The exercise:
Quote the listing in full, exactly as given, minus any pictures.

Data excerpt:
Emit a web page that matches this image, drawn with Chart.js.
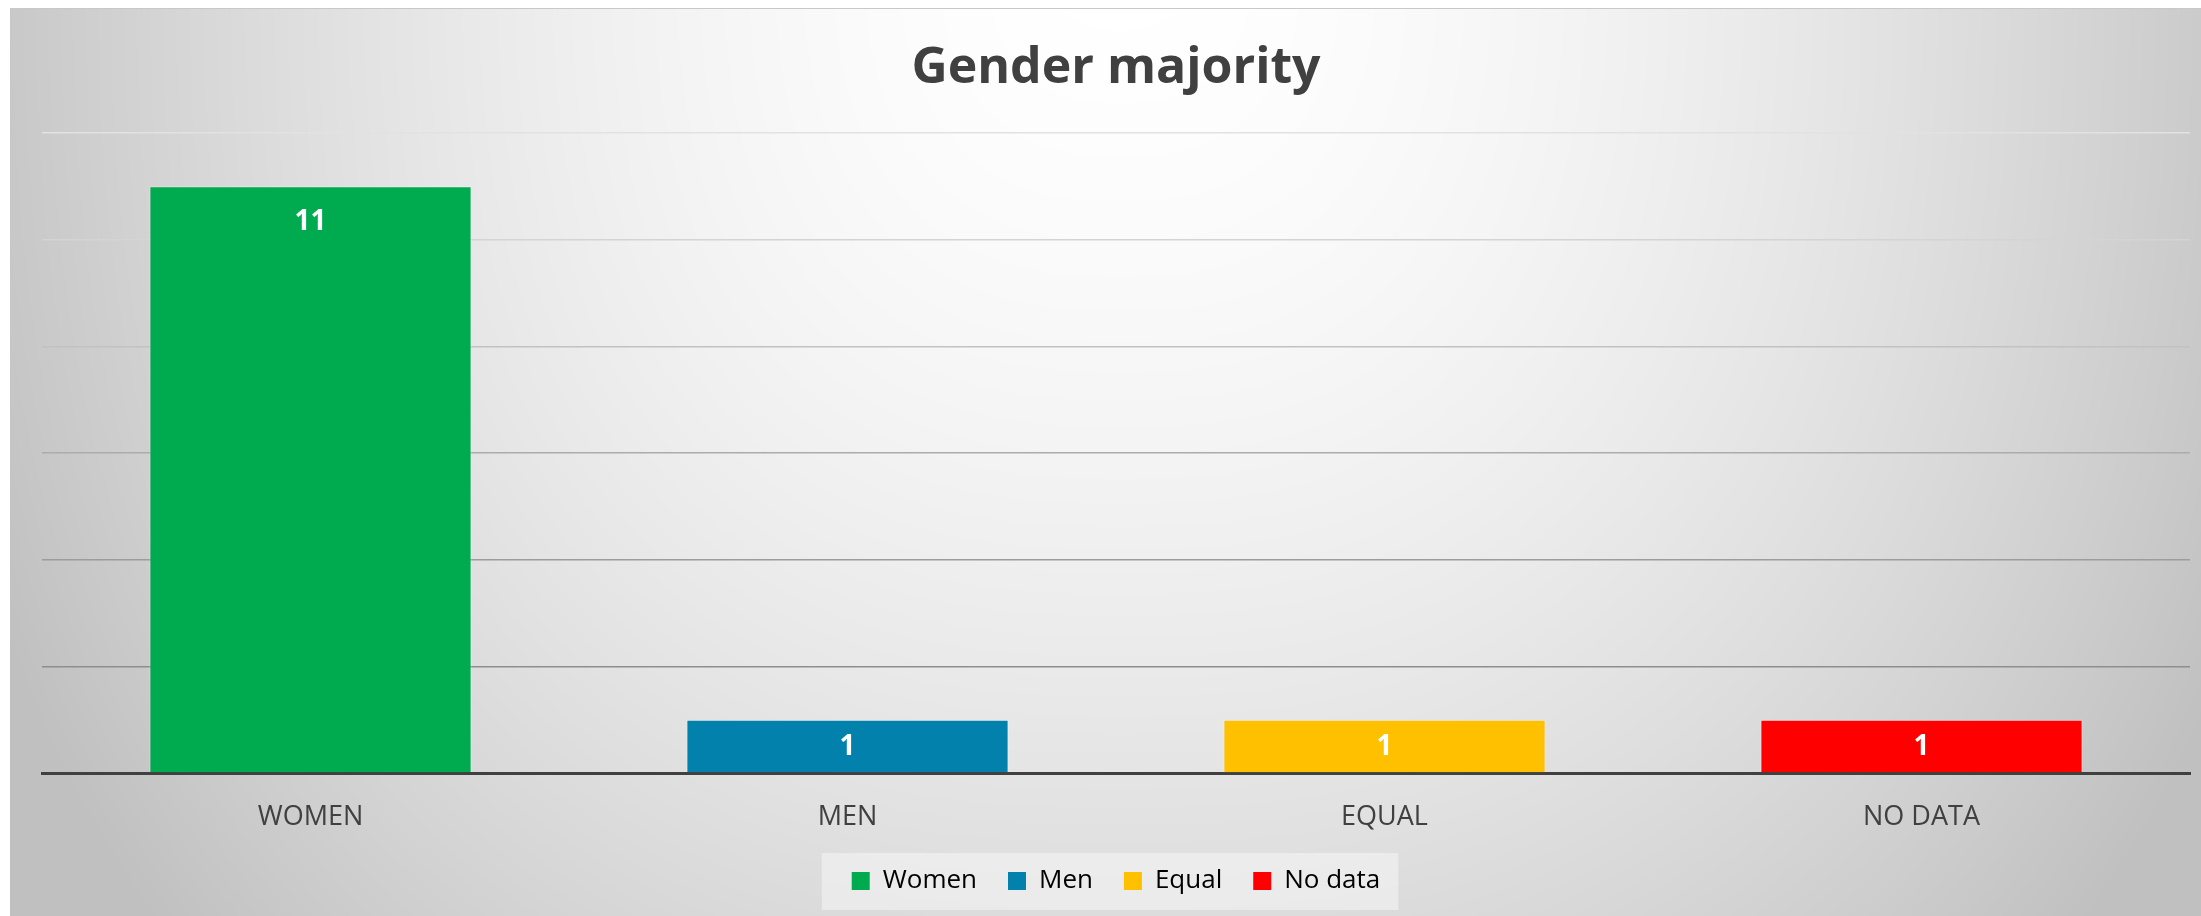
<!DOCTYPE html>
<html>
<head>
<meta charset="utf-8">
<script src="https://cdn.jsdelivr.net/npm/chart.js@4/dist/chart.umd.min.js"></script>
<style>
  html, body { margin: 0; padding: 0; background: #ffffff; }
  #wrap { position: absolute; left: 10px; top: 8px; width: 2191px; height: 908px; border-top: 1px solid #c8c8c8; box-sizing: border-box; }
  canvas { display: block; }
</style>
</head>
<body>
<div id="wrap"><canvas id="c"></canvas></div>
<script>
// ---- data ----
const categories = ['WOMEN', 'MEN', 'EQUAL', 'NO DATA'];
const legendNames = ['Women', 'Men', 'Equal', 'No data'];
const values = [11, 1, 1, 1];
const barColors = ['#00AB50', '#0181AB', '#FFC000', '#FF0000'];
const yTicks = [0, 2, 4, 6, 8, 10, 12];
const gridColors = ['#404040', '#8e8e8e', '#9c9c9c', '#acacac', '#c2c2c2', '#d4d4d4', '#e2e2e2'];

const FONT = '"Open Sans", "Liberation Sans", sans-serif';

// background: soft path-like gradient, light at top centre
let bgCache = null;
function buildBg(w, h) {
  const off = document.createElement('canvas');
  off.width = w; off.height = h;
  const c = off.getContext('2d');
  const img = c.createImageData(w, h);
  const cx = 1110, cy = -58, ax = 1150, ay = 1300, p = 2.5;
  for (let y = 0; y < h; y++) {
    const dyp = Math.pow(Math.abs(y - cy) / ay, p);
    for (let x = 0; x < w; x++) {
      const dxp = Math.pow(Math.abs(x - cx) / ax, p);
      let t = Math.pow(dxp + dyp, 1 / p);
      if (t > 1.05) t = 1.05;
      const v = Math.round(255 - 58 * Math.pow(t, 1.7));
      const k = (y * w + x) * 4;
      img.data[k] = v; img.data[k + 1] = v; img.data[k + 2] = v; img.data[k + 3] = 255;
    }
  }
  c.putImageData(img, 0, 0);
  return off;
}

const bgPlugin = {
  id: 'bg',
  beforeDraw(chart) {
    const ctx = chart.ctx;
    const w = chart.width, h = chart.height;
    if (!bgCache || bgCache.width !== w || bgCache.height !== h) bgCache = buildBg(w, h);
    ctx.save();
    ctx.drawImage(bgCache, 0, 0);
    const lg = chart.legend;
    if (lg && lg.legendHitBoxes && lg.legendHitBoxes.length) {
      const hb = lg.legendHitBoxes;
      const first = hb[0], last = hb[hb.length - 1];
      const cyL = first.top + first.height / 2;
      ctx.fillStyle = 'rgba(246,246,246,0.55)';
      ctx.fillRect(first.left - 30, cyL - 28, (last.left + last.width + 18) - (first.left - 30), 57);
    }
    ctx.restore();
  }
};

const labelPlugin = {
  id: 'valueLabels',
  afterDatasetsDraw(chart) {
    const ctx = chart.ctx;
    const meta = chart.getDatasetMeta(0);
    ctx.save();
    ctx.font = 'bold 28px ' + FONT;
    ctx.fillStyle = '#ffffff';
    ctx.textAlign = 'center';
    ctx.textBaseline = 'middle';
    meta.data.forEach((bar, i) => {
      const hgt = bar.base - bar.y;
      const off = Math.min(36, hgt / 2 + 1);
      ctx.fillText(String(values[i]), bar.x, bar.y + off);
    });
    ctx.restore();
  }
};

new Chart(document.getElementById('c'), {
  type: 'bar',
  data: {
    labels: categories,
    datasets: [{
      label: 'Gender majority',
      data: values,
      backgroundColor: barColors,
      borderColor: 'rgba(255,255,255,0.35)',
      borderWidth: 1,
      categoryPercentage: 1.0,
      barPercentage: 0.6
    }]
  },
  options: {
    responsive: true,
    maintainAspectRatio: false,
    animation: false,
    layout: { padding: { left: 32, right: 11, top: 0, bottom: 12 } },
    plugins: {
      title: {
        display: true,
        text: 'Gender majority',
        color: '#404040',
        font: { family: FONT, size: 50, weight: 'bold' },
        padding: { top: 30, bottom: 34 }
      },
      legend: {
        display: true,
        position: 'bottom',
        labels: {
          boxWidth: 18,
          boxHeight: 18,
          padding: 31,
          color: '#404040',
          font: { family: FONT, size: 26 },
          generateLabels: () => legendNames.map((t, i) => ({
            text: t, fillStyle: barColors[i], strokeStyle: barColors[i], lineWidth: 0, hidden: false, index: i
          }))
        },
        onClick: null
      },
      tooltip: { enabled: false }
    },
    scales: {
      x: {
        grid: { display: false, drawTicks: false },
        border: { display: true, color: '#404040', width: 3 },
        ticks: { color: '#404040', font: { family: FONT, size: 27 }, padding: 28 },
        afterFit: (scale) => { scale.height = 64; }
      },
      y: {
        min: 0, max: 12,
        afterBuildTicks: (scale) => { scale.ticks = yTicks.map(v => ({ value: v })); },
        grid: {
          drawTicks: false,
          lineWidth: 1.5,
          color: (ctx) => gridColors[yTicks.indexOf(ctx.tick ? ctx.tick.value : 0)] || '#999'
        },
        border: { display: false },
        ticks: { display: false }
      }
    }
  },
  plugins: [bgPlugin, labelPlugin]
});
</script>
</body>
</html>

Output for this task:
Emit a web page that matches this image, drawn with Chart.js.
<!DOCTYPE html>
<html>
<head>
<meta charset="utf-8">
<script src="https://cdn.jsdelivr.net/npm/chart.js@4/dist/chart.umd.min.js"></script>
<style>
  html, body { margin: 0; padding: 0; background: #ffffff; }
  #wrap { position: absolute; left: 10px; top: 8px; width: 2191px; height: 908px; border-top: 1px solid #c8c8c8; box-sizing: border-box; }
  canvas { display: block; }
</style>
</head>
<body>
<div id="wrap"><canvas id="c"></canvas></div>
<script>
// ---- data ----
const categories = ['WOMEN', 'MEN', 'EQUAL', 'NO DATA'];
const legendNames = ['Women', 'Men', 'Equal', 'No data'];
const values = [11, 1, 1, 1];
const barColors = ['#00AB50', '#0181AB', '#FFC000', '#FF0000'];
const yTicks = [0, 2, 4, 6, 8, 10, 12];
const gridColors = ['#404040', '#8e8e8e', '#9c9c9c', '#acacac', '#c2c2c2', '#d4d4d4', '#e2e2e2'];

const FONT = '"Open Sans", "Liberation Sans", sans-serif';

// background: soft path-like gradient, light at top centre
let bgCache = null;
function buildBg(w, h) {
  const off = document.createElement('canvas');
  off.width = w; off.height = h;
  const c = off.getContext('2d');
  const img = c.createImageData(w, h);
  const cx = 1110, cy = -58, ax = 1150, ay = 1300, p = 2.5;
  for (let y = 0; y < h; y++) {
    const dyp = Math.pow(Math.abs(y - cy) / ay, p);
    for (let x = 0; x < w; x++) {
      const dxp = Math.pow(Math.abs(x - cx) / ax, p);
      let t = Math.pow(dxp + dyp, 1 / p);
      if (t > 1.05) t = 1.05;
      const v = Math.round(255 - 58 * Math.pow(t, 1.7));
      const k = (y * w + x) * 4;
      img.data[k] = v; img.data[k + 1] = v; img.data[k + 2] = v; img.data[k + 3] = 255;
    }
  }
  c.putImageData(img, 0, 0);
  return off;
}

const bgPlugin = {
  id: 'bg',
  beforeDraw(chart) {
    const ctx = chart.ctx;
    const w = chart.width, h = chart.height;
    if (!bgCache || bgCache.width !== w || bgCache.height !== h) bgCache = buildBg(w, h);
    ctx.save();
    ctx.drawImage(bgCache, 0, 0);
    const lg = chart.legend;
    if (lg && lg.legendHitBoxes && lg.legendHitBoxes.length) {
      const hb = lg.legendHitBoxes;
      const first = hb[0], last = hb[hb.length - 1];
      const cyL = first.top + first.height / 2;
      ctx.fillStyle = 'rgba(246,246,246,0.55)';
      ctx.fillRect(first.left - 30, cyL - 28, (last.left + last.width + 18) - (first.left - 30), 57);
    }
    ctx.restore();
  }
};

const labelPlugin = {
  id: 'valueLabels',
  afterDatasetsDraw(chart) {
    const ctx = chart.ctx;
    const meta = chart.getDatasetMeta(0);
    ctx.save();
    ctx.font = 'bold 28px ' + FONT;
    ctx.fillStyle = '#ffffff';
    ctx.textAlign = 'center';
    ctx.textBaseline = 'middle';
    meta.data.forEach((bar, i) => {
      const hgt = bar.base - bar.y;
      const off = Math.min(36, hgt / 2 + 1);
      ctx.fillText(String(values[i]), bar.x, bar.y + off);
    });
    ctx.restore();
  }
};

new Chart(document.getElementById('c'), {
  type: 'bar',
  data: {
    labels: categories,
    datasets: [{
      label: 'Gender majority',
      data: values,
      backgroundColor: barColors,
      borderColor: 'rgba(255,255,255,0.35)',
      borderWidth: 1,
      categoryPercentage: 1.0,
      barPercentage: 0.6
    }]
  },
  options: {
    responsive: true,
    maintainAspectRatio: false,
    animation: false,
    layout: { padding: { left: 32, right: 11, top: 0, bottom: 12 } },
    plugins: {
      title: {
        display: true,
        text: 'Gender majority',
        color: '#404040',
        font: { family: FONT, size: 50, weight: 'bold' },
        padding: { top: 30, bottom: 34 }
      },
      legend: {
        display: true,
        position: 'bottom',
        labels: {
          boxWidth: 18,
          boxHeight: 18,
          padding: 31,
          color: '#404040',
          font: { family: FONT, size: 26 },
          generateLabels: () => legendNames.map((t, i) => ({
            text: t, fillStyle: barColors[i], strokeStyle: barColors[i], lineWidth: 0, hidden: false, index: i
          }))
        },
        onClick: null
      },
      tooltip: { enabled: false }
    },
    scales: {
      x: {
        grid: { display: false, drawTicks: false },
        border: { display: true, color: '#404040', width: 3 },
        ticks: { color: '#404040', font: { family: FONT, size: 27 }, padding: 28 },
        afterFit: (scale) => { scale.height = 64; }
      },
      y: {
        min: 0, max: 12,
        afterBuildTicks: (scale) => { scale.ticks = yTicks.map(v => ({ value: v })); },
        grid: {
          drawTicks: false,
          lineWidth: 1.5,
          color: (ctx) => gridColors[yTicks.indexOf(ctx.tick ? ctx.tick.value : 0)] || '#999'
        },
        border: { display: false },
        ticks: { display: false }
      }
    }
  },
  plugins: [bgPlugin, labelPlugin]
});
</script>
</body>
</html>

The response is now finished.